An innovative project leading the way in chemical free cleaning for dairy farms has won nearly £200,000 in innovation funding, as part of Department for Environment, Food and Rural Affairs (Defra) and Innovate UK’s Farming Innovation Programme: TFP Follow-on Funding.
Though chemical treatments exist, they are expensive for dairy farmers and not a sustainable solution for the future of the planet. Oxi-Tech’s Pulse OxidationTM Dairy (POD) is a unique, patented system that creates charged Oxygen within water by using water and small amounts of electricity to create Ozone in-situ. This chemical-free cleaning solution offers many benefits to dairy farmers without the drawbacks of residual chemicals. Pulse Oxidation energises cold water to create a clean but powerful disinfectant that includes a range of activated oxygen molecules which are globally recognised as powerful microbial biocides, killing bacteria, viruses, fungi and protozoa.
“We have harnessed the most effective industrial biocide on the planet using just water and low voltage electricity in a process called Pulse Oxidation,” explains Oxi-Tech’s Paul Morris. “Compared with an automated milking system’s existing cleaning system requiring energy to heat the cleaning water, this unique technology uses approximately 50 times less energy, equating to running just one laptop and four low energy light bulbs. We consider typical return on POD investment to be three years based on two milking robots.”
With milking robots as an obvious first opportunity to target, an Oxi-Tech system will be fitted to one of the Lely milking robots at the UK Agri-Tech Centre’s South West Dairy Development Centre. Through a combination of Lely Horizon milk quality data (per cow and per robot), plus a Somatic Cell Count (SCC) sensor in the milk-line from the robot, the data will clearly elaborate milk quality per cow and per robot.
Mike Jones from the UK Agri-Tech Centre said:
“Oxi-Tech have developed a system that eliminates the use of chemicals to clean milking robots’ internal network of pipes and tubes. To do this without the need for chemicals is a game changer for robotic milking, with the added bonus of less energy usage”.

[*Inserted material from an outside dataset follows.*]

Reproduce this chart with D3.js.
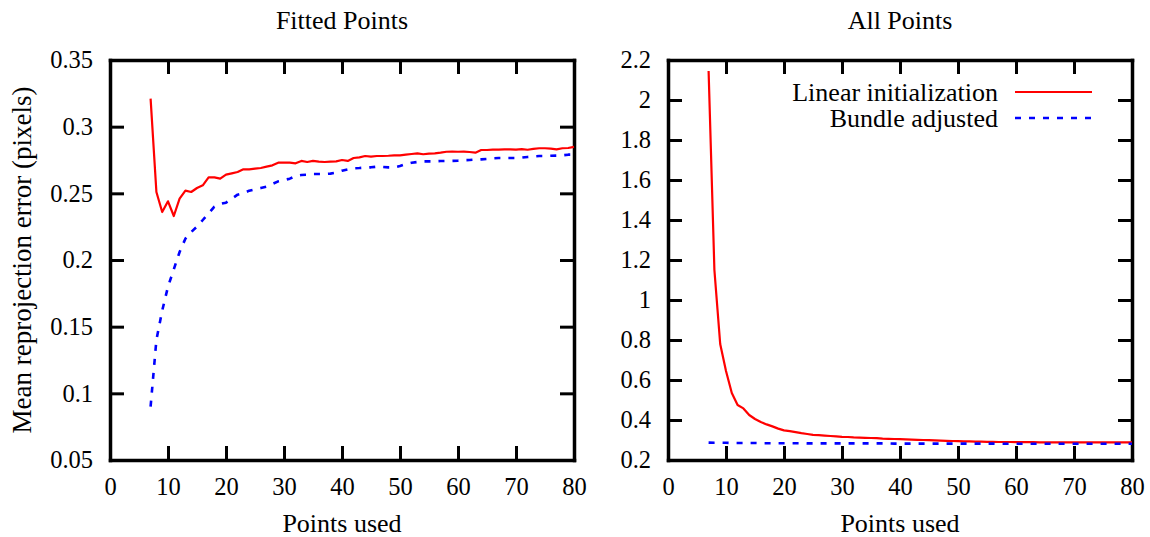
<!DOCTYPE html>
<html>
<head>
<meta charset="utf-8">
<script src="https://cdn.jsdelivr.net/npm/d3@7"></script>
<style>
	body { margin: 0; background: #fff; }
	svg { display: block; font-family: "Liberation Serif", "Times New Roman", serif; }
	.axis text { font-size: 24.5px; font-family: "Liberation Serif", serif; fill: #000; }
	.axis path { stroke: #000; stroke-width: 3.5; stroke-linecap: square; }
	.axis line { stroke: #000; stroke-width: 3; }
	.label { font-size: 26px; fill: #000; }
	.ylabel { font-size: 27px; fill: #000; }
</style>
</head>
<body>
<div id="chart"></div>
<script>
// x values (points used), one per sample
var pointsUsed = [7, 8, 9, 10, 11, 12, 13, 14, 15, 16, 17, 18, 19, 20, 21, 22, 23, 24, 25, 26,
	27, 28, 29, 30, 31, 32, 33, 34, 35, 36, 37, 38, 39, 40, 41, 42, 43, 44, 45, 46,
	47, 48, 49, 50, 51, 52, 53, 54, 55, 56, 57, 58, 59, 60, 61, 62, 63, 64, 65, 66,
	67, 68, 69, 70, 71, 72, 73, 74, 75, 76, 77, 78, 79, 80];

// left panel : fitted points
var fittedLinear = [0.321, 0.251, 0.236, 0.244, 0.233, 0.246, 0.252, 0.251, 0.254, 0.256,
	0.262, 0.262, 0.261, 0.264, 0.265, 0.266, 0.268, 0.268, 0.2685, 0.269,
	0.270, 0.271, 0.273, 0.273, 0.273, 0.2725, 0.2743, 0.2735, 0.2743, 0.2738,
	0.2735, 0.2738, 0.274, 0.275, 0.2743, 0.2765, 0.277, 0.278, 0.2775, 0.278,
	0.278, 0.2782, 0.2785, 0.2785, 0.279, 0.2795, 0.280, 0.2793, 0.2798, 0.280,
	0.2805, 0.2812, 0.2813, 0.2812, 0.2813, 0.281, 0.2805, 0.2825, 0.2825, 0.2828,
	0.2828, 0.283, 0.283, 0.2828, 0.2832, 0.2827, 0.2833, 0.2838, 0.2838, 0.2835,
	0.283, 0.2838, 0.284, 0.2848];
var fittedBundle = [0.090, 0.140, 0.162, 0.180, 0.193, 0.206, 0.216, 0.221, 0.225, 0.230,
	0.235, 0.240, 0.242, 0.243, 0.246, 0.249, 0.250, 0.252, 0.253, 0.254,
	0.255, 0.257, 0.259, 0.260, 0.261, 0.263, 0.2638, 0.264, 0.2645, 0.2645,
	0.2645, 0.2648, 0.2655, 0.267, 0.268, 0.2688, 0.269, 0.2693, 0.2695, 0.270,
	0.2698, 0.2695, 0.2695, 0.2705, 0.272, 0.273, 0.2735, 0.274, 0.274, 0.274,
	0.2742, 0.2743, 0.2743, 0.2745, 0.2748, 0.275, 0.2753, 0.2755, 0.2758, 0.2763,
	0.2765, 0.2765, 0.2765, 0.2765, 0.2768, 0.2773, 0.2777, 0.278, 0.278, 0.2782,
	0.2783, 0.2785, 0.279, 0.279];

// right panel : all points
var allLinear = [2.145, 1.15, 0.78, 0.645, 0.535, 0.475, 0.458, 0.425, 0.405, 0.39,
	0.378, 0.368, 0.357, 0.348, 0.344, 0.339, 0.334, 0.33, 0.326, 0.324,
	0.322, 0.32, 0.318, 0.316, 0.315, 0.313, 0.312, 0.311, 0.310, 0.309,
	0.307, 0.306, 0.305, 0.304, 0.303, 0.302, 0.301, 0.300, 0.299, 0.298,
	0.297, 0.296, 0.295, 0.294, 0.293, 0.293, 0.292, 0.292, 0.291, 0.291,
	0.290, 0.290, 0.290, 0.289, 0.289, 0.289, 0.289, 0.288, 0.288, 0.288,
	0.288, 0.288, 0.288, 0.288, 0.288, 0.288, 0.288, 0.288, 0.288, 0.288,
	0.288, 0.288, 0.288, 0.288];
var allBundle = [0.287, 0.286, 0.286, 0.286, 0.285, 0.285, 0.285, 0.285, 0.285, 0.284,
	0.284, 0.284, 0.284, 0.284, 0.284, 0.284, 0.284, 0.283, 0.283, 0.283,
	0.283, 0.283, 0.283, 0.283, 0.283, 0.283, 0.283, 0.283, 0.283, 0.283,
	0.283, 0.283, 0.282, 0.282, 0.282, 0.282, 0.282, 0.282, 0.282, 0.282,
	0.282, 0.282, 0.282, 0.282, 0.282, 0.282, 0.282, 0.282, 0.282, 0.282,
	0.281, 0.281, 0.281, 0.281, 0.281, 0.281, 0.281, 0.281, 0.281, 0.281,
	0.281, 0.281, 0.281, 0.281, 0.281, 0.281, 0.281, 0.281, 0.281, 0.281,
	0.281, 0.281, 0.281, 0.281];

var xTicks = [0, 10, 20, 30, 40, 50, 60, 70, 80];
var yTicksFitted = [0.05, 0.1, 0.15, 0.2, 0.25, 0.3, 0.35];
var yTicksAll = [0.2, 0.4, 0.6, 0.8, 1, 1.2, 1.4, 1.6, 1.8, 2, 2.2];
var seriesNames = ["Linear initialization", "Bundle adjusted"];

var seriesStyle = [
	{color: "#ff0000", width: 2.2, dash: null},
	{color: "#0000ff", width: 2.6, dash: "6,8"}
];

var marginTop = 60, h = 400, w = 464, tickLen = 14;

var panels = [
	{title: "Fitted Points", left: 110, series: [fittedLinear, fittedBundle],
		yDomain: [0.05, 0.35], yTicks: yTicksFitted, legend: false},
	{title: "All Points", left: 668, series: [allLinear, allBundle],
		yDomain: [0.2, 2.2], yTicks: yTicksAll, legend: true}
];

var svg = d3.select("#chart")
	.append("svg")
	.attr("width", 1150)
	.attr("height", 537);

panels.forEach(function (p) {
	var g = svg.append("g")
		.attr("transform", "translate(" + p.left + "," + marginTop + ")");

	var xScale = d3.scaleLinear().domain([0, 80]).range([0, w]);
	var yScale = d3.scaleLinear().domain(p.yDomain).range([h, 0]);

	// frame + ticks on all four sides (ticks point inward)
	g.append("g").attr("class", "axis")
		.attr("transform", "translate(0," + h + ")")
		.call(d3.axisBottom(xScale).tickValues(xTicks).tickSizeInner(-tickLen).tickSizeOuter(0).tickPadding(17.5));
	g.append("g").attr("class", "axis")
		.call(d3.axisTop(xScale).tickValues(xTicks).tickSizeInner(-tickLen).tickSizeOuter(0).tickFormat(""));
	g.append("g").attr("class", "axis")
		.call(d3.axisLeft(yScale).tickValues(p.yTicks).tickSizeInner(-tickLen).tickSizeOuter(0).tickPadding(17)
			.tickFormat(function (d) { return String(d); }));
	g.append("g").attr("class", "axis")
		.attr("transform", "translate(" + w + ",0)")
		.call(d3.axisRight(yScale).tickValues(p.yTicks).tickSizeInner(-tickLen).tickSizeOuter(0).tickFormat(""));

	var line = d3.line()
		.x(function (d, i) { return xScale(pointsUsed[i]); })
		.y(function (d) { return yScale(d); });

	p.series.forEach(function (values, k) {
		g.append("path")
			.datum(values)
			.attr("d", line)
			.attr("fill", "none")
			.attr("stroke", seriesStyle[k].color)
			.attr("stroke-width", seriesStyle[k].width)
			.attr("stroke-linejoin", "round")
			.attr("stroke-dasharray", seriesStyle[k].dash);
	});

	g.append("text")
		.attr("class", "label")
		.attr("x", w / 2)
		.attr("y", 29 - marginTop)
		.attr("text-anchor", "middle")
		.text(p.title);

	g.append("text")
		.attr("class", "label")
		.attr("x", w / 2)
		.attr("y", 532 - marginTop)
		.attr("text-anchor", "middle")
		.text("Points used");

	if (p.legend) {
		seriesNames.forEach(function (name, k) {
			var ly = 32 + k * 26;
			g.append("text")
				.attr("class", "label")
				.attr("x", 330)
				.attr("y", ly + 8.5)
				.attr("text-anchor", "end")
				.text(name);
			g.append("line")
				.attr("x1", 347).attr("x2", 424)
				.attr("y1", ly).attr("y2", ly)
				.attr("stroke", seriesStyle[k].color)
				.attr("stroke-width", seriesStyle[k].width)
				.attr("stroke-dasharray", seriesStyle[k].dash);
		});
	}
});

// shared y label
svg.append("text")
	.attr("class", "ylabel")
	.attr("transform", "translate(31," + (marginTop + h / 2) + ") rotate(-90)")
	.attr("text-anchor", "middle")
	.text("Mean reprojection error (pixels)");
</script>
</body>
</html>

Paul Morris, CEO at Oxi-Tech, said:
“Oxi-Tech has been proud to work with the fantastic team at the UK Agri-Tech Centre, and the wider group of respected industry experts working with us on this project. If successful, the implications of removing chemicals from disinfecting water are profound. The technology could change not just dairy farming, but other forms of agriculture, and could help reduce the carbon footprint across the food industry as a whole”.